— Begin Supplied information —

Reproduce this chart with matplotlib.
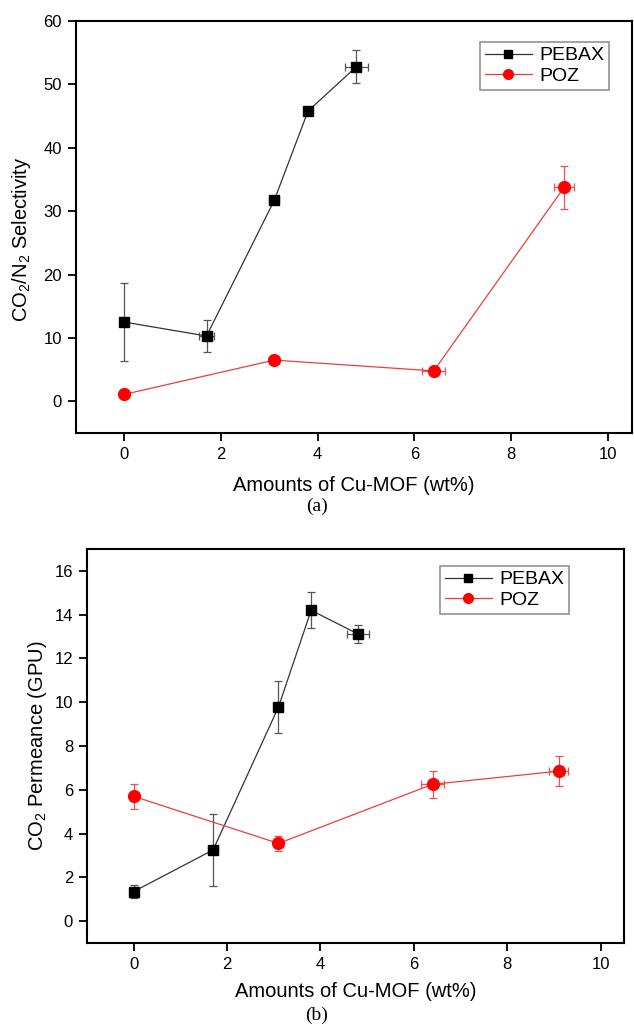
import matplotlib
matplotlib.use("Agg")
import matplotlib.pyplot as plt
from matplotlib.lines import Line2D

plt.rcParams['font.family'] = ['Liberation Sans', 'DejaVu Sans']
plt.rcParams['mathtext.default'] = 'regular'

# wt% of Cu-MOF
pebax_x = [0, 1.7, 3.1, 3.8, 4.8]
poz_x = [0, 3.1, 6.4, 9.1]

# (a) selectivity
pebax_sel = [12.5, 10.3, 31.7, 45.8, 52.8]
pebax_sel_err = [6.2, 2.45, 0.3, 0, 2.6]
pebax_sel_xerr = [0, 0.15, 0.1, 0, 0.24]
poz_sel = [1.1, 6.5, 4.8, 33.8]
poz_sel_err = [0, 0.3, 0, 3.4]
poz_sel_xerr = [0, 0.1, 0.24, 0.21]

# (b) permeance
pebax_perm = [1.35, 3.25, 9.78, 14.2, 13.12]
pebax_perm_err = [0.3, 1.63, 1.18, 0.83, 0.42]
pebax_perm_xerr = [0, 0.1, 0.1, 0, 0.23]
poz_perm = [5.7, 3.55, 6.25, 6.85]
poz_perm_err = [0.57, 0.35, 0.62, 0.68]
poz_perm_xerr = [0, 0.1, 0.25, 0.2]

fig = plt.figure(figsize=(6.34, 10.27), dpi=100)
ax1 = fig.add_axes([76 / 634, 1 - 433 / 1027, 556 / 634, 412 / 1027])
ax2 = fig.add_axes([87 / 634, 1 - 943 / 1027, 537 / 634, 394 / 1027])


def draw(ax, y1, e1, xe1, y2, e2, xe2, leg_pos):
    ax.errorbar(pebax_x, y1, yerr=e1, xerr=xe1, color='#333333', lw=0.9,
                marker='s', ms=7.5, mfc='black', mec='black',
                ecolor='#555555', elinewidth=0.9, capsize=3, capthick=0.9,
                zorder=3)
    ax.errorbar(poz_x, y2, yerr=e2, xerr=xe2, color='#f03c3c', lw=0.9,
                marker='o', ms=8.5, mfc='red', mec='red',
                ecolor='#f05050', elinewidth=0.9, capsize=3, capthick=0.9,
                zorder=3)
    for s in ax.spines.values():
        s.set_linewidth(1.5)
    ax.tick_params(direction='out', length=6, width=1.3, labelsize=12,
                   top=False, right=False, pad=4)
    ax.set_xlim(-1, 10.5)
    ax.set_xticks([0, 2, 4, 6, 8, 10])
    ax.set_xlabel('Amounts of Cu-MOF (wt%)', fontsize=14.5)
    handles = [Line2D([], [], color='#333333', lw=0.9, marker='s', ms=6,
                      mfc='black', mec='black'),
               Line2D([], [], color='#f03c3c', lw=0.9, marker='o', ms=7,
                      mfc='red', mec='red')]
    leg = ax.legend(handles, ['PEBAX', 'POZ'], loc='upper right',
                    bbox_to_anchor=leg_pos, fontsize=14, frameon=True,
                    fancybox=False, edgecolor='#777777', borderaxespad=0,
                    handlelength=2.4, handletextpad=0.4, labelspacing=0.15,
                    borderpad=0.25)
    leg.get_frame().set_linewidth(1.2)


draw(ax1, pebax_sel, pebax_sel_err, pebax_sel_xerr, poz_sel, poz_sel_err, poz_sel_xerr,
     (0.959, 0.949))
ax1.set_ylim(-5, 60)
ax1.set_yticks([0, 10, 20, 30, 40, 50, 60])
ax1.set_ylabel('CO$_2$/N$_2$ Selectivity', fontsize=14.5)
ax1.yaxis.set_label_coords(-0.078, 0.47)
ax1.xaxis.set_label_coords(0.5, -0.105)

draw(ax2, pebax_perm, pebax_perm_err, pebax_perm_xerr, poz_perm, poz_perm_err, poz_perm_xerr,
     (0.898, 0.957))
ax2.set_ylim(-1, 17)
ax2.set_yticks([0, 2, 4, 6, 8, 10, 12, 14, 16])
ax2.set_ylabel('CO$_2$ Permeance (GPU)', fontsize=14.5)
ax2.yaxis.set_label_coords(-0.07, 0.5)
ax2.xaxis.set_label_coords(0.5, -0.1)

fig.text(0.5, 1 - 506 / 1027, '(a)', ha='center', va='center', fontsize=14,
         family='Liberation Serif')
fig.text(0.5, 1 - 1015 / 1027, '(b)', ha='center', va='center', fontsize=14,
         family='Liberation Serif')

fig.savefig('out.png', dpi=100)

— End Supplied information —

Set every line down exactly as written, leaving each picture out.

Reproduce this chart with matplotlib.
import matplotlib
matplotlib.use("Agg")
import matplotlib.pyplot as plt
from matplotlib.lines import Line2D

plt.rcParams['font.family'] = ['Liberation Sans', 'DejaVu Sans']
plt.rcParams['mathtext.default'] = 'regular'

# wt% of Cu-MOF
pebax_x = [0, 1.7, 3.1, 3.8, 4.8]
poz_x = [0, 3.1, 6.4, 9.1]

# (a) selectivity
pebax_sel = [12.5, 10.3, 31.7, 45.8, 52.8]
pebax_sel_err = [6.2, 2.45, 0.3, 0, 2.6]
pebax_sel_xerr = [0, 0.15, 0.1, 0, 0.24]
poz_sel = [1.1, 6.5, 4.8, 33.8]
poz_sel_err = [0, 0.3, 0, 3.4]
poz_sel_xerr = [0, 0.1, 0.24, 0.21]

# (b) permeance
pebax_perm = [1.35, 3.25, 9.78, 14.2, 13.12]
pebax_perm_err = [0.3, 1.63, 1.18, 0.83, 0.42]
pebax_perm_xerr = [0, 0.1, 0.1, 0, 0.23]
poz_perm = [5.7, 3.55, 6.25, 6.85]
poz_perm_err = [0.57, 0.35, 0.62, 0.68]
poz_perm_xerr = [0, 0.1, 0.25, 0.2]

fig = plt.figure(figsize=(6.34, 10.27), dpi=100)
ax1 = fig.add_axes([76 / 634, 1 - 433 / 1027, 556 / 634, 412 / 1027])
ax2 = fig.add_axes([87 / 634, 1 - 943 / 1027, 537 / 634, 394 / 1027])


def draw(ax, y1, e1, xe1, y2, e2, xe2, leg_pos):
    ax.errorbar(pebax_x, y1, yerr=e1, xerr=xe1, color='#333333', lw=0.9,
                marker='s', ms=7.5, mfc='black', mec='black',
                ecolor='#555555', elinewidth=0.9, capsize=3, capthick=0.9,
                zorder=3)
    ax.errorbar(poz_x, y2, yerr=e2, xerr=xe2, color='#f03c3c', lw=0.9,
                marker='o', ms=8.5, mfc='red', mec='red',
                ecolor='#f05050', elinewidth=0.9, capsize=3, capthick=0.9,
                zorder=3)
    for s in ax.spines.values():
        s.set_linewidth(1.5)
    ax.tick_params(direction='out', length=6, width=1.3, labelsize=12,
                   top=False, right=False, pad=4)
    ax.set_xlim(-1, 10.5)
    ax.set_xticks([0, 2, 4, 6, 8, 10])
    ax.set_xlabel('Amounts of Cu-MOF (wt%)', fontsize=14.5)
    handles = [Line2D([], [], color='#333333', lw=0.9, marker='s', ms=6,
                      mfc='black', mec='black'),
               Line2D([], [], color='#f03c3c', lw=0.9, marker='o', ms=7,
                      mfc='red', mec='red')]
    leg = ax.legend(handles, ['PEBAX', 'POZ'], loc='upper right',
                    bbox_to_anchor=leg_pos, fontsize=14, frameon=True,
                    fancybox=False, edgecolor='#777777', borderaxespad=0,
                    handlelength=2.4, handletextpad=0.4, labelspacing=0.15,
                    borderpad=0.25)
    leg.get_frame().set_linewidth(1.2)


draw(ax1, pebax_sel, pebax_sel_err, pebax_sel_xerr, poz_sel, poz_sel_err, poz_sel_xerr,
     (0.959, 0.949))
ax1.set_ylim(-5, 60)
ax1.set_yticks([0, 10, 20, 30, 40, 50, 60])
ax1.set_ylabel('CO$_2$/N$_2$ Selectivity', fontsize=14.5)
ax1.yaxis.set_label_coords(-0.078, 0.47)
ax1.xaxis.set_label_coords(0.5, -0.105)

draw(ax2, pebax_perm, pebax_perm_err, pebax_perm_xerr, poz_perm, poz_perm_err, poz_perm_xerr,
     (0.898, 0.957))
ax2.set_ylim(-1, 17)
ax2.set_yticks([0, 2, 4, 6, 8, 10, 12, 14, 16])
ax2.set_ylabel('CO$_2$ Permeance (GPU)', fontsize=14.5)
ax2.yaxis.set_label_coords(-0.07, 0.5)
ax2.xaxis.set_label_coords(0.5, -0.1)

fig.text(0.5, 1 - 506 / 1027, '(a)', ha='center', va='center', fontsize=14,
         family='Liberation Serif')
fig.text(0.5, 1 - 1015 / 1027, '(b)', ha='center', va='center', fontsize=14,
         family='Liberation Serif')

fig.savefig('out.png', dpi=100)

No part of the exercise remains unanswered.